Prime Minister Narendra Modi on Tuesday said those opposing the new farm laws, which were passed by Parliament recently, were insulting the farmers, reported ANI. Modi’s comments came amid nationwide protests by several farmer organisations and Opposition parties against the three contentious laws.

“Several reforms, related to farmers, labourers and health, were brought during the recently concluded Parliament session,” Modi said while inaugurating development projects in Uttarakhand through video-conferencing. “These reforms will strengthen labourers, youth, women, farmers of the nation. But the nation can see how some people are opposing it just for the sake of it.”

“They are insulting the farmers by setting fire to the machines and equipment that is worshipped by them,” said the prime minister. Punjab Youth Congress workers on Monday had set a tractor on fire near India Gate in Delhi during the protests. Five demonstrators were arrested. The Delhi Police detained Congress leader Anil Kumar and other workers during a protest at Rajghat.

Modi again reiterated that farmers could now sell their produce to anyone and anywhere. “But when Centre is giving farmers their rights, these people are opposing it,” he said. “They don’t want farmers to sell their produce in open market, they want middlemen to earn profit. They’re opposing the freedom of farmers.”

The prime minister accused the Opposition of misleading the farmers over the minimum support price. The MSP is the rate at which the government purchases crops from farmers and is based on a calculation of at least one and a half times the cost of production. “There will not only be MSP in the country but also the freedom for farmers to sell their produce anywhere,” he said. “But some people are unable to tolerate this freedom. Their one more medium to earn black income is finished. For years, they said that they will implement MSP but they never did. This was done by our government as per the recommendation of the Swaminathan Commission.”
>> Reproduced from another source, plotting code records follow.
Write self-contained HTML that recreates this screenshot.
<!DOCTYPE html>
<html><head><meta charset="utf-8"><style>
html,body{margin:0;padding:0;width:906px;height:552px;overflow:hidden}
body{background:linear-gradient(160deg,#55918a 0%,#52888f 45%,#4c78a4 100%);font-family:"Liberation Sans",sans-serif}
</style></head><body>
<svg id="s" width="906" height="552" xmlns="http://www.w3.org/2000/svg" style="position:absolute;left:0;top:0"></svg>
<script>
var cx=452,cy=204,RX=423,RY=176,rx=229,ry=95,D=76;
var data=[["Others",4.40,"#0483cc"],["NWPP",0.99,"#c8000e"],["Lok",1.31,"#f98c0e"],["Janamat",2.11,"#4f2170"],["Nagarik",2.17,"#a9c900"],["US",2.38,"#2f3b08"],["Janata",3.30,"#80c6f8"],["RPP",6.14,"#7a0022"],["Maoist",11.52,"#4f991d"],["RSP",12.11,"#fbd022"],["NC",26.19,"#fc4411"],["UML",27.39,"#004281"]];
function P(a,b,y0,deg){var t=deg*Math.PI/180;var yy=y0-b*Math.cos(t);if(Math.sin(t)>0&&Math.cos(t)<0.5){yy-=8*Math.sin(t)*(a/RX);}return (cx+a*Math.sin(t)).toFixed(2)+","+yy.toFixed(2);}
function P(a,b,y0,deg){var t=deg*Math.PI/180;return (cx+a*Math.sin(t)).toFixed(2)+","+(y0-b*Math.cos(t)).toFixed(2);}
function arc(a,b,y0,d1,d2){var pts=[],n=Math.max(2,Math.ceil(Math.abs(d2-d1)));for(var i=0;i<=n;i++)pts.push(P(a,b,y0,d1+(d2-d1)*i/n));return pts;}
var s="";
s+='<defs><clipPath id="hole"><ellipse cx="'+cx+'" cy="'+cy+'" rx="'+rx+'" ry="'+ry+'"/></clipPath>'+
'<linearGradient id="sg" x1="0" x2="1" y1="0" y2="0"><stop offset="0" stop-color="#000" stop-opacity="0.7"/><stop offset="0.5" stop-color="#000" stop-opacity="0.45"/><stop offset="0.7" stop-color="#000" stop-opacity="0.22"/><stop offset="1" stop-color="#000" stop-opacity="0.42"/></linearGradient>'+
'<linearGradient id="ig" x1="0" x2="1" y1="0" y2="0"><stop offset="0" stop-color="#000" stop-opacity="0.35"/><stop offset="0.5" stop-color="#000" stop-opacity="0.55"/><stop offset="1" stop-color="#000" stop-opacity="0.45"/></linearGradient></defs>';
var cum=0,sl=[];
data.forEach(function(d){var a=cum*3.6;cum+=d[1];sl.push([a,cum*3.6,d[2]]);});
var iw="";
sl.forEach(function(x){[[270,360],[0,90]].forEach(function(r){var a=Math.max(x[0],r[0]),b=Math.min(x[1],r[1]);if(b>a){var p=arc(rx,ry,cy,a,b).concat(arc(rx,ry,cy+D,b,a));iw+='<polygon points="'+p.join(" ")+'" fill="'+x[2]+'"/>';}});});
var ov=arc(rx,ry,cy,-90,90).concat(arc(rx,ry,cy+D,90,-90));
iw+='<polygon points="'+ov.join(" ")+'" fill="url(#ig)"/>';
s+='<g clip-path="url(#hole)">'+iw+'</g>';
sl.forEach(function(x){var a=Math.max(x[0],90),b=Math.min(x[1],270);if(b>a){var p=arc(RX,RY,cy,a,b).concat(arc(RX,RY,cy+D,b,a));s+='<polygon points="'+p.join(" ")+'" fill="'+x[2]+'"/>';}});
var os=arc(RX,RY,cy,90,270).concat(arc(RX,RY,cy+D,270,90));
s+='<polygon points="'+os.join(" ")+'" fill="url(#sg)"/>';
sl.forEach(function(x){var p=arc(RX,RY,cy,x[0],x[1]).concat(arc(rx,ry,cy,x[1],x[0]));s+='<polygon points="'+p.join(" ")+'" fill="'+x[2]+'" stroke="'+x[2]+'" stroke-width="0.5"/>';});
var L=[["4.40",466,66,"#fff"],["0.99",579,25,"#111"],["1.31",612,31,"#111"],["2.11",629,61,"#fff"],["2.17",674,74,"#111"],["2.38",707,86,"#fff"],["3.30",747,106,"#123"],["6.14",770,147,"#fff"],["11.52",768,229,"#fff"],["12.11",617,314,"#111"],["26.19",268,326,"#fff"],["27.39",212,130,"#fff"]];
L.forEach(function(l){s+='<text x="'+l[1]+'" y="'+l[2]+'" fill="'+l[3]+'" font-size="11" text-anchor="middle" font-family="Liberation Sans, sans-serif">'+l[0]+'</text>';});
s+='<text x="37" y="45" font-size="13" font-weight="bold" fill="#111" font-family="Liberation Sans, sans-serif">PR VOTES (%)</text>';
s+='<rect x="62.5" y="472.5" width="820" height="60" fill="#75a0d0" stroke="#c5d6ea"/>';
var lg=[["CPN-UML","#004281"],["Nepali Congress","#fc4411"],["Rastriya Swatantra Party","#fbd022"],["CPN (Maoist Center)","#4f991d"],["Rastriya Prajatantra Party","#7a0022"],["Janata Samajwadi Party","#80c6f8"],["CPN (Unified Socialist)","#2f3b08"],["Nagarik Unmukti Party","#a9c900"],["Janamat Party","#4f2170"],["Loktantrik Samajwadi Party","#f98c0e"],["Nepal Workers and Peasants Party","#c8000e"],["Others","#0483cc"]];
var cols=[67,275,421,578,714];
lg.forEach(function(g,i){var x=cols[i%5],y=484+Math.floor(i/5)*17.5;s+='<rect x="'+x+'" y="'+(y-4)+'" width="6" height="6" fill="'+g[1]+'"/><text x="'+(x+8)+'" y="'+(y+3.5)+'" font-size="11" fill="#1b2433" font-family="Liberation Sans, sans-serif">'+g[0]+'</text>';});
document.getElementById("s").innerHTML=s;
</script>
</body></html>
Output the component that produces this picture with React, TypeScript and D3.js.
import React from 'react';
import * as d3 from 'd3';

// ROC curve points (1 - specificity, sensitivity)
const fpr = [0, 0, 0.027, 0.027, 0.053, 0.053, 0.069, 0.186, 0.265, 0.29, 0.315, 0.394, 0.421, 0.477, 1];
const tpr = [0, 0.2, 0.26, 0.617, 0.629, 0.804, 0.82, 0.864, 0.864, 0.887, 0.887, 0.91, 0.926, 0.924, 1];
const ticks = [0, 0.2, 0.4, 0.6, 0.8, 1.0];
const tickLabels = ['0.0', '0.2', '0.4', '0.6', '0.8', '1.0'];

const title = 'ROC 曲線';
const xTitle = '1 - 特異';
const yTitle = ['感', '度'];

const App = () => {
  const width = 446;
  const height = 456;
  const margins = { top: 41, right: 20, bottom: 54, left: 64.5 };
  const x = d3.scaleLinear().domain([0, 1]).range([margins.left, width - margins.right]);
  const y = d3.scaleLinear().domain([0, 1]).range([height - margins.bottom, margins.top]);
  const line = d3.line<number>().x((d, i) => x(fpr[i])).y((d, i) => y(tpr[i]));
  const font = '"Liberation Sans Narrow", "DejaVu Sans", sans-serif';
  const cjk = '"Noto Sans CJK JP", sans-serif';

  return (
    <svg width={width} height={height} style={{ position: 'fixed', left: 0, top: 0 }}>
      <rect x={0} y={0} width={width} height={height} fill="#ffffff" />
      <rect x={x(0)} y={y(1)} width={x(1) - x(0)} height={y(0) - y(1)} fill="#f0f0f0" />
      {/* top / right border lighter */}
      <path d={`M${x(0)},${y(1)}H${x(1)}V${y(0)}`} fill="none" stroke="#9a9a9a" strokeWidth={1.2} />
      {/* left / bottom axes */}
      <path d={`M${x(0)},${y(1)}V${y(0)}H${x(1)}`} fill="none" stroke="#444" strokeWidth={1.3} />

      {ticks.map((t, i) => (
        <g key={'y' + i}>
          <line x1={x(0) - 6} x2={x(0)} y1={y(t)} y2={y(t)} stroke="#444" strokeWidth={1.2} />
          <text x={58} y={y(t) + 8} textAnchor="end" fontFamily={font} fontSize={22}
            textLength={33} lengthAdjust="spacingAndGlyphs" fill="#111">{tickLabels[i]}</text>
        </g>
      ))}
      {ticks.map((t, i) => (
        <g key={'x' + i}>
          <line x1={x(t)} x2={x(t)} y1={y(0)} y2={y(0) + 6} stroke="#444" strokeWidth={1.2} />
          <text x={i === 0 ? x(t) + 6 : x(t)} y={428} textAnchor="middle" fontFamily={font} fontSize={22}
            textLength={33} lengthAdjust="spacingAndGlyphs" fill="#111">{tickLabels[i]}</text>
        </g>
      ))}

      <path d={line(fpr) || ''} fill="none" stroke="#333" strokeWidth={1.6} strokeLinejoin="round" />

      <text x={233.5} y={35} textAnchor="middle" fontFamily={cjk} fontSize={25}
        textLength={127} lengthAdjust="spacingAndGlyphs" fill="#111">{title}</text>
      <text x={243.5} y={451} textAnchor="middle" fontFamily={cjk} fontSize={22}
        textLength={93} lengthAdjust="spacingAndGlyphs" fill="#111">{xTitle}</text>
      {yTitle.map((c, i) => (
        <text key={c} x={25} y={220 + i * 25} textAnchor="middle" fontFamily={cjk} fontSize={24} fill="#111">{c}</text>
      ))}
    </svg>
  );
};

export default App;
The Farmers’ Produce Trade and Commerce (Promotion and Facilitation) Bill, the Farmers (Empowerment and Protection) Agreement of Price Assurance and Farm Services Bill and the Essential Commodities (Amendment) Bill were cleared by Parliament last week amid protests from the Opposition. President Ram Nath Kovind gave assent to the bills on September 27, after which they became laws.

Critics say that these new agricultural policies would lead to farmers losing out on guaranteed purchase prices for their crops, to the benefit of large corporations.

Centre’s defence

Finance Minister Nirmala Sitharaman had said on Sunday that the laws do not hurt farmers. Minister of Agriculture and Farmers’ Welfare Narendra Tomar had held consultations with all stakeholders such as farmers and other MPs before introducing them in Parliament, Sitharaman said, adding that Opposition parties were now doing a disservice by protesting against them.

Sitharaman had announced these agricultural reforms on May 15 as part of the Atma Nirbhar fiscal and monetary package to revive the economy amid the coronavirus pandemic. The bills were then promulgated as ordinances in June and rushed through Parliament in September.

Prime Minister Narendra Modi , meanwhile, had said that farmers in India now have the power to sell their produce wherever they get the best price and to anyone they want. In his monthly radio programme “Mann Ki Baat”, the prime minister also spoke about removing the Agricultural Produce Market Committee or APMC in Maharashtra and said that it has helped the farmers of the state.